To verify that a block is not too much into the past, we check that its time signature is at least as late as the median timestamp of the last 2\mathcal{F}-1 blocks in its past. If it is, then the block is considered invalid and is rejected indefinitely. The reason we can be confidant about rejecting the block is that the information required to avoid this situation is completely known to the miner of the block.

To verify that a block is not too much into the future, we have to rely on the system clock. If the timestamp on the block is later than t + \mathcal{F}\lambda where t is the local clock, the block is dropped. In this case, we do not consider the block rejected, and we trust that if it is an honest block it would be transmitted again (another approach would be to hold on to the block, but delay its inclusion into the DAG until the condition is satisfied).

The reason this is crucial is because we rely on system clock, which is not in consensus. In particular, if we invalidated blocks which are too much into the future, an adversary could use well timed blocks to split the network. Also, it would cause nodes with too much of a negative clock drift to reject honest blocks.

How \mathcal{F} should be chosen depends on the particular DAA algorithm.
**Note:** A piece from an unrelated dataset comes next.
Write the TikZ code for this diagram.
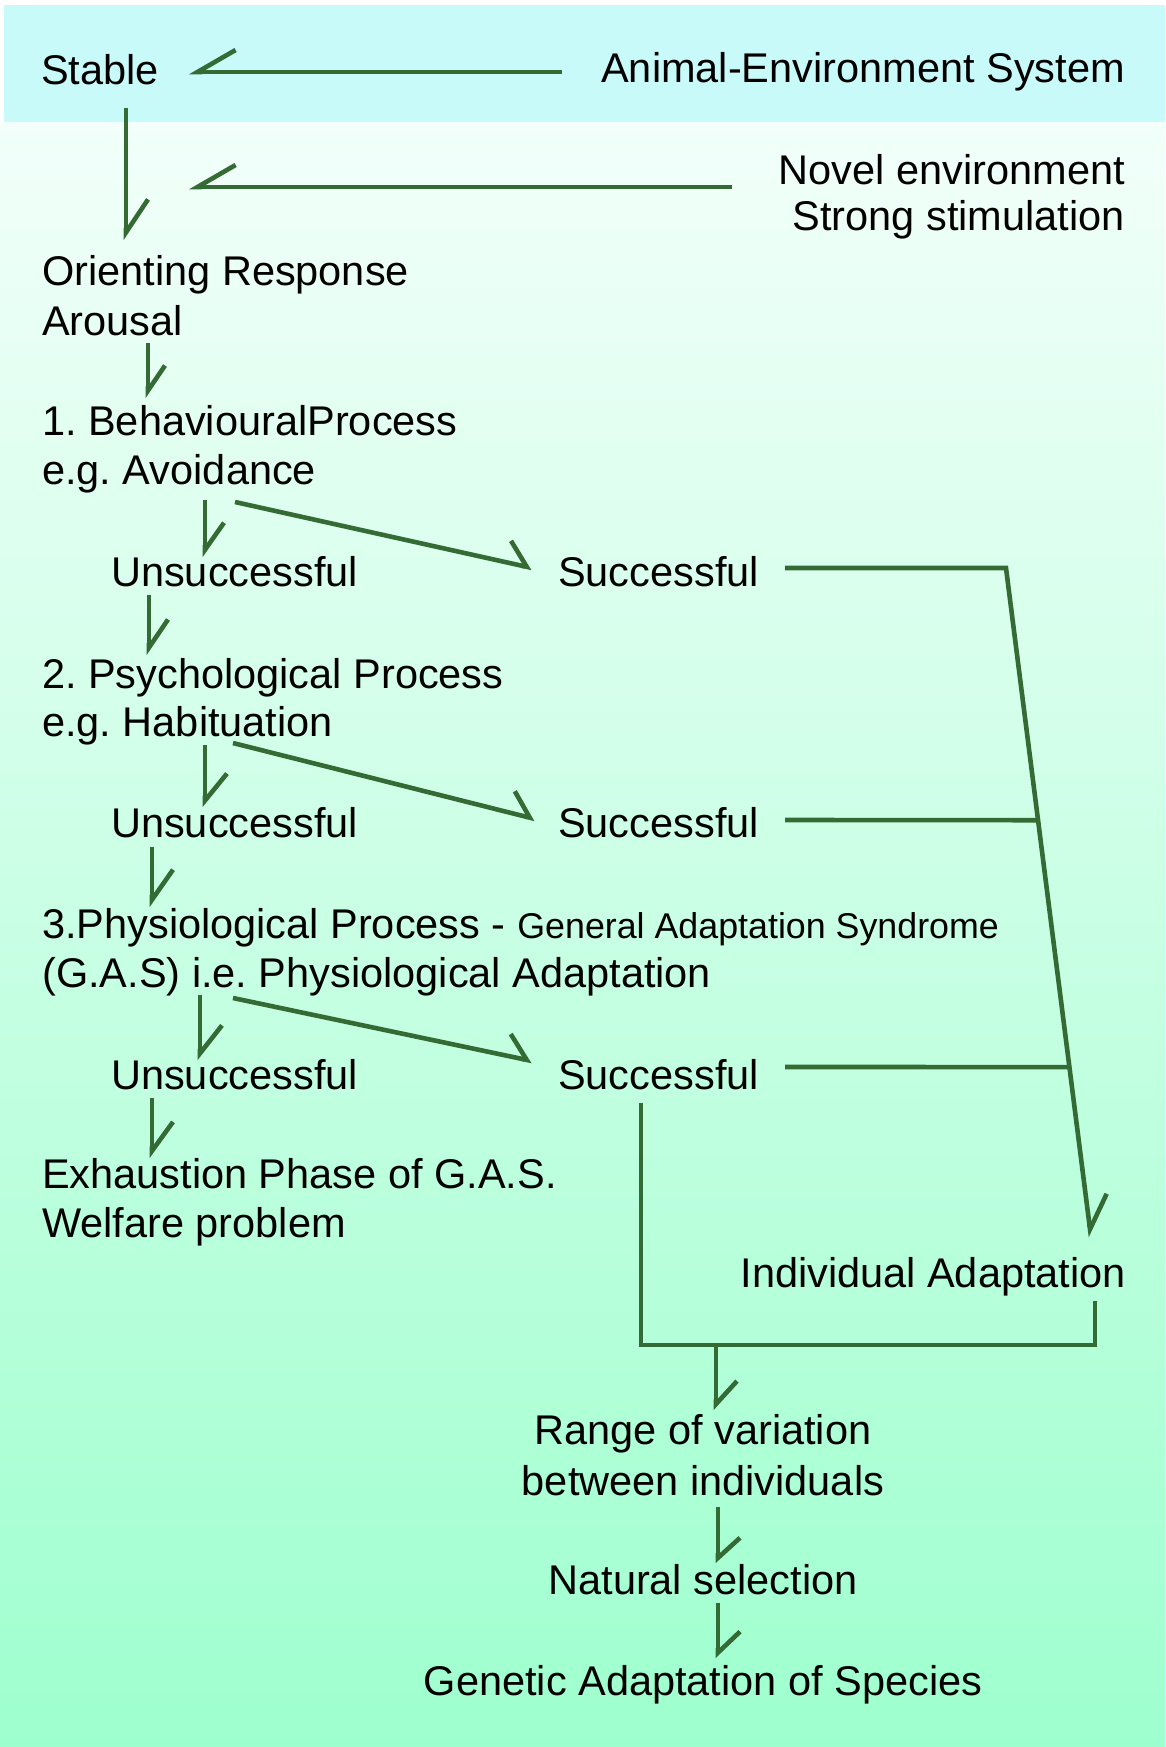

The current algorithm allows a simple bound on the factor by which timestamp manipulation could affect the difficulty adjustment.

We quantify this with regards to the particular DAA algorithm at the time this post was written, which is described here and here.
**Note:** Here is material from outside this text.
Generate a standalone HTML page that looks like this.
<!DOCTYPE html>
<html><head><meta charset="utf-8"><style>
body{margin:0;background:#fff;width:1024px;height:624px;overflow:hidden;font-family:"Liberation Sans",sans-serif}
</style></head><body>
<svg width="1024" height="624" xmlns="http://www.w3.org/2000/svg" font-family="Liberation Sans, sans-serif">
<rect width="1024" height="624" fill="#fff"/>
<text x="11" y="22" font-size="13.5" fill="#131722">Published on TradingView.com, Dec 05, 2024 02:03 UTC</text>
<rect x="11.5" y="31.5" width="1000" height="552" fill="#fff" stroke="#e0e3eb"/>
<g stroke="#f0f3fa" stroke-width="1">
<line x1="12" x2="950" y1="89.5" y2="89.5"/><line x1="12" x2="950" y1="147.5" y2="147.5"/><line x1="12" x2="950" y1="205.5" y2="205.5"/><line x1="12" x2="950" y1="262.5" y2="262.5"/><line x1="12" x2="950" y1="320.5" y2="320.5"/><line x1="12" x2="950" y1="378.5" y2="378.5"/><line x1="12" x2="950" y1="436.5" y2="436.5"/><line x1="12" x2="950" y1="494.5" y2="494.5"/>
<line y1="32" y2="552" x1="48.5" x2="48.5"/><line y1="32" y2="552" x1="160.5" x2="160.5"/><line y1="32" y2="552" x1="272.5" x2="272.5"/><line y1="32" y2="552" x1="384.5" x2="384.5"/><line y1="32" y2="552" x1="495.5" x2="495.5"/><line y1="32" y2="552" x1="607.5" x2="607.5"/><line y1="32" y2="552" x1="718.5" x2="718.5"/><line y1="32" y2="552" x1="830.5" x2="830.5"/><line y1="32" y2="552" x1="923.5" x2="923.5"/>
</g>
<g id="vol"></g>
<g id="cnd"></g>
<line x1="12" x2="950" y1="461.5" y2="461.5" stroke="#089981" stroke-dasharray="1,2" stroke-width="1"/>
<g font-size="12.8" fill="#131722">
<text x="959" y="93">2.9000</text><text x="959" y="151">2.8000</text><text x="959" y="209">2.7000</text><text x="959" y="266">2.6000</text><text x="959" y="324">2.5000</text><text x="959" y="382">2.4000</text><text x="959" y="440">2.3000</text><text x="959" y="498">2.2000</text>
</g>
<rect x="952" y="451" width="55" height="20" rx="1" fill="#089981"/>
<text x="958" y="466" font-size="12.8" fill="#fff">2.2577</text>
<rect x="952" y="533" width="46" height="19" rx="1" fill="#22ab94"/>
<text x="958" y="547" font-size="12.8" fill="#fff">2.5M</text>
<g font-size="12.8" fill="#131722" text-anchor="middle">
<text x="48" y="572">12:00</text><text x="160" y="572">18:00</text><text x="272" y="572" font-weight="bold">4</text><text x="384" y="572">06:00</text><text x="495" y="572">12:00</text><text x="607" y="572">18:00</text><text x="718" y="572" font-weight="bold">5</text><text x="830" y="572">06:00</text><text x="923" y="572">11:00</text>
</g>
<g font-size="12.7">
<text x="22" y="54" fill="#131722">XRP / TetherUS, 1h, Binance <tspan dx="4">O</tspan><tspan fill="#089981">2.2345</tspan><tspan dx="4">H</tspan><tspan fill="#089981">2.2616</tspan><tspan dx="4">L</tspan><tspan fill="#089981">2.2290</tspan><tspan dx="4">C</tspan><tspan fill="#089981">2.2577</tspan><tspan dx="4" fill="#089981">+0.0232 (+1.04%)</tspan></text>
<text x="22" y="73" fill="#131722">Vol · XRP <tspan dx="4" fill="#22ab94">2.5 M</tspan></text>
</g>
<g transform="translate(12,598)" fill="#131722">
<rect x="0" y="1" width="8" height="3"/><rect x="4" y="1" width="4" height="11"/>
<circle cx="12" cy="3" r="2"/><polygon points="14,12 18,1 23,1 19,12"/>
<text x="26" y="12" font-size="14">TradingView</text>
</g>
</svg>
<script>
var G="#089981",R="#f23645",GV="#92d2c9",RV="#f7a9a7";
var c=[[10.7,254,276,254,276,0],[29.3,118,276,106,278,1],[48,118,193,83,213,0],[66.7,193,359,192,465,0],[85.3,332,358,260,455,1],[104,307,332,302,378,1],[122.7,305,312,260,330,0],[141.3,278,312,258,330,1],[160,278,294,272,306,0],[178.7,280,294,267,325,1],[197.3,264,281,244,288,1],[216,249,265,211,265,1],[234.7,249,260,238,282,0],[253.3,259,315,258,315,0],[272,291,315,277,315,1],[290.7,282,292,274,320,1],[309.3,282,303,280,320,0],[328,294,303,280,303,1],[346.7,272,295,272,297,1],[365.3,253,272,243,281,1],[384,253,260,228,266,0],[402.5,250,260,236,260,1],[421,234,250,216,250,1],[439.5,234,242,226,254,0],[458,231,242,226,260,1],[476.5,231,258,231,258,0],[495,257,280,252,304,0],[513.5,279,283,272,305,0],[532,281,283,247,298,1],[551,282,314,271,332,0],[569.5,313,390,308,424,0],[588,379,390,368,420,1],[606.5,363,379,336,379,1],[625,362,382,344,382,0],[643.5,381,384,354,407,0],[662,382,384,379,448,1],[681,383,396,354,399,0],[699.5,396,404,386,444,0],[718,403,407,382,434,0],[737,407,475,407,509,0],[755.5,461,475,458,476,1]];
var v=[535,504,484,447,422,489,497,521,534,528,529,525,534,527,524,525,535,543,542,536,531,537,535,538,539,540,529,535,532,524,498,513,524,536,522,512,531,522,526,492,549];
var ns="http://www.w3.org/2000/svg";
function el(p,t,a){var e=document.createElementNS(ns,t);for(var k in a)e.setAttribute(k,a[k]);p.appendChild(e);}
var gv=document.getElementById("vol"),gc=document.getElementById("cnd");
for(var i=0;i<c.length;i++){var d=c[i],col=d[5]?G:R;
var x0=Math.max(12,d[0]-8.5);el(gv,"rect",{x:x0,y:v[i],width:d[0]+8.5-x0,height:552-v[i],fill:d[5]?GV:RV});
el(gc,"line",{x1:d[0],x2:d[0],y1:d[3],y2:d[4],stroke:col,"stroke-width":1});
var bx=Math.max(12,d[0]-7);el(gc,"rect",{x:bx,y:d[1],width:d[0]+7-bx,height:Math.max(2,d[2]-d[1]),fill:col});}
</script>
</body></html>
In this algorithm, we have a difficulty window size N, the correction factor to the difficulty is the ratio between the following two quantities:

  • The expected time it should take to create N blocks, N\lambda, and
  • the approximate time it took to create the blocks in the window, which is the difference between the minimal and maximal timestamps in the window, call this quantity R.
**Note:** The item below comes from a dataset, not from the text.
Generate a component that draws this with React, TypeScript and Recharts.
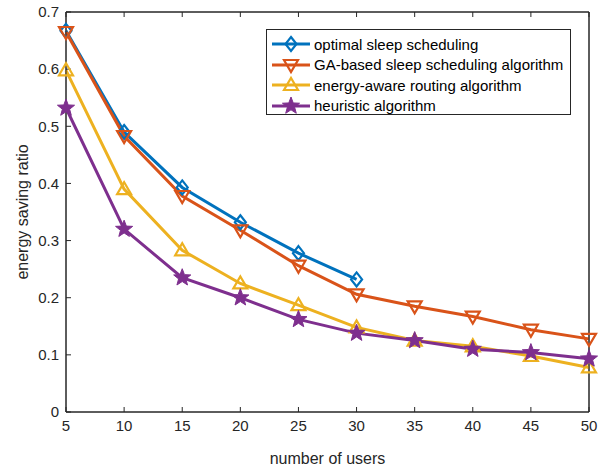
import { LineChart, Line, XAxis, YAxis, Label, ReferenceArea } from "recharts";

const users = [5, 10, 15, 20, 25, 30, 35, 40, 45, 50];
const optimal = [0.667, 0.49, 0.393, 0.332, 0.278, 0.232, null, null, null, null];
const gaBased = [0.665, 0.483, 0.378, 0.318, 0.256, 0.206, 0.185, 0.167, 0.144, 0.128];
const energyAware = [0.598, 0.39, 0.283, 0.225, 0.187, 0.148, 0.125, 0.115, 0.098, 0.078];
const heuristic = [0.532, 0.32, 0.235, 0.2, 0.162, 0.138, 0.125, 0.11, 0.104, 0.093];
const xTicks = [5, 10, 15, 20, 25, 30, 35, 40, 45, 50];
const yTicks = [0, 0.1, 0.2, 0.3, 0.4, 0.5, 0.6, 0.7];

const series = [
  { key: "optimal", name: "optimal sleep scheduling", color: "#0072BD", shape: "diamond" },
  { key: "ga", name: "GA-based sleep scheduling algorithm", color: "#D95319", shape: "down" },
  { key: "energy", name: "energy-aware routing algorithm", color: "#EDB120", shape: "up" },
  { key: "heuristic", name: "heuristic algorithm", color: "#7E2F8E", shape: "star" },
];

const data = users.map((u, i) => ({
  users: u,
  optimal: optimal[i],
  ga: gaBased[i],
  energy: energyAware[i],
  heuristic: heuristic[i],
}));

const FONT = "'Liberation Sans', Arial, Helvetica, sans-serif";
const AXIS = "#262626";

const starPoints = (cx: number, cy: number, R: number, r: number) => {
  const pts: string[] = [];
  for (let i = 0; i < 10; i++) {
    const rad = i % 2 === 0 ? R : r;
    const a = -Math.PI / 2 + (i * Math.PI) / 5;
    pts.push(`${cx + rad * Math.cos(a)},${cy + rad * Math.sin(a)}`);
  }
  return pts.join(" ");
};

const Marker = ({ cx, cy, shape, color }: { cx: number; cy: number; shape: string; color: string }) => {
  if (cx == null || cy == null) return null;
  if (shape === "diamond") {
    return (
      <polygon
        points={`${cx},${cy - 7} ${cx + 5.5},${cy} ${cx},${cy + 7} ${cx - 5.5},${cy}`}
        fill="none"
        stroke={color}
        strokeWidth={2.2}
      />
    );
  }
  if (shape === "down") {
    return (
      <polygon
        points={`${cx - 7},${cy - 5} ${cx + 7},${cy - 5} ${cx},${cy + 7}`}
        fill="none"
        stroke={color}
        strokeWidth={2.2}
      />
    );
  }
  if (shape === "up") {
    return (
      <polygon
        points={`${cx - 7},${cy + 5} ${cx + 7},${cy + 5} ${cx},${cy - 7}`}
        fill="none"
        stroke={color}
        strokeWidth={2.2}
      />
    );
  }
  return <polygon points={starPoints(cx, cy, 9, 3.8)} fill={color} stroke={color} strokeWidth={1} />;
};

const LegendBox = () => (
  <div
    style={{
      position: "absolute",
      left: 266,
      top: 29,
      border: "1px solid #262626",
      background: "#fff",
      width: 305,
      height: 86,
      boxSizing: "border-box",
      paddingTop: 4,
      fontFamily: FONT,
      fontSize: 15,
      color: "#000",
    }}
  >
    {series.map((s) => (
      <div key={s.key} style={{ display: "flex", alignItems: "center", height: 20.5 }}>
        <svg width={42} height={20} style={{ marginLeft: 4 }}>
          <line x1={1} y1={10} x2={39} y2={10} stroke={s.color} strokeWidth={3} />
          <Marker cx={20} cy={10} shape={s.shape} color={s.color} />
        </svg>
        <span style={{ marginLeft: 1 }}>{s.name}</span>
      </div>
    ))}
  </div>
);

export default function App() {
  return (
    <div style={{ position: "absolute", left: 0, top: 0, width: 610, height: 468, background: "#fff" }}>
      <LineChart width={610} height={468} data={data} margin={{ top: 11, right: 20, bottom: 16, left: 26 }}>
        <XAxis
          xAxisId="b"
          dataKey="users"
          type="number"
          domain={[5, 50]}
          ticks={xTicks}
          stroke={AXIS}
          tickSize={-5}
          tickMargin={13}
          tick={{ fill: AXIS, fontSize: 15, fontFamily: FONT }}
          height={40}
        >
          <Label value="number of users" position="bottom" offset={1} style={{ fill: AXIS, fontSize: 16, fontFamily: FONT }} />
        </XAxis>
        <XAxis
          xAxisId="t"
          orientation="top"
          dataKey="users"
          type="number"
          domain={[5, 50]}
          ticks={xTicks}
          stroke={AXIS}
          tickSize={-5}
          tickFormatter={() => ""}
          height={1}
        />
        <YAxis
          yAxisId="l"
          domain={[0, 0.7]}
          ticks={yTicks}
          stroke={AXIS}
          width={40}
          tickSize={-5}
          tickMargin={12}
          tickFormatter={(v: number) => (v === 0 ? "0" : v.toFixed(1))}
          tick={{ fill: AXIS, fontSize: 15, fontFamily: FONT }}
        >
          <Label
            value="energy saving ratio"
            angle={-90}
            position="left"
            offset={4}
            style={{ fill: AXIS, fontSize: 16, fontFamily: FONT, textAnchor: "middle" }}
          />
        </YAxis>
        <YAxis
          yAxisId="r"
          orientation="right"
          domain={[0, 0.7]}
          ticks={yTicks}
          stroke={AXIS}
          width={1}
          tickSize={-5}
          tickFormatter={() => ""}
        />
        <ReferenceArea
          xAxisId="b"
          yAxisId="l"
          x1={5}
          x2={50}
          y1={0}
          y2={0.7}
          fill="none"
          stroke={AXIS}
          strokeWidth={1}
          ifOverflow="visible"
        />
        {series.map((s) => (
          <Line
            key={s.key}
            xAxisId="b"
            yAxisId="l"
            dataKey={s.key}
            name={s.name}
            stroke={s.color}
            strokeWidth={3}
            isAnimationActive={false}
            dot={(p: any) => <Marker key={`${s.key}-${p.index}`} cx={p.cx} cy={p.cy} shape={s.shape} color={s.color} />}
          />
        ))}
      </LineChart>
      <LegendBox />
    </div>
  );
}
The adjustment factor is thus \alpha = R/N\lambda.

The choice of \mathcal{F} also relies on a bound e on the drift between clocks in the network (which could be a very good approximation to the assumption that clock delay distributes like \mathcal{N}(0,e^2)).

Assuming that in days of peace R\approx N\lambda, the worst an attacker can do is to push the least timestamp about \lambda F into the past, and the latest timestamp exactly \lambda F into the future, getting at R\approx N\lambda + 2\lambda\mathcal{F}=\lambda(N+2\mathcal{F}.

In this case we get that \alpha \approx N/(N+2\mathcal{F}) or \frac{1}{\alpha} \approx 1 + 2\frac{\mathcal{F}}{N}.

This means we can’t make \mathcal{F} irresponsibly large, e.g. if \mathcal{F} = N/2 then an attacker can potentially make the difficulty half as easier than necessary by placing just two blocks. (Of course, this attack will only be as effective for a single block, and will have a declining effect for the next \mathcal{F} blocks.

If we want to limit timestamp attacks to a create a multiplicative error of at most (1+\delta) we need to have 2\frac{F}{N}\le \delta or 2\mathcal{F}{\delta}\le N.

In can be crudely stated that large \frac{F}{N} protects us from synchronization problems at the expense of allowing some difficulty manipulation, while choosing small \frac{F}{N} protects us from such manipulations while making the algorithm less responsive. It might be possible to ameliorate this lack of responsiveness by means other than decreasing N, such as choosing different averaging mechanisms.

Let \delta be the maximal timestamp manipulation we allow. Assuming that the DAA works properly then (during times in which the global hash rate does not change too frantically) the block delay will be at least \lambda/(1+\delta). If we want to prevent honest nodes from dropping honest blocks we should require that \mathcal{F} \ge (1+\delta)e/\lambda.

In particular, if we allow \delta=10\%, and assume e=120 seconds and \lambda = 1 seconds, we get that we need \mathcal{F} \ge (1+\delta)e/\lambda=132 and N\ge 2\mathcal{F}/\delta = 2640.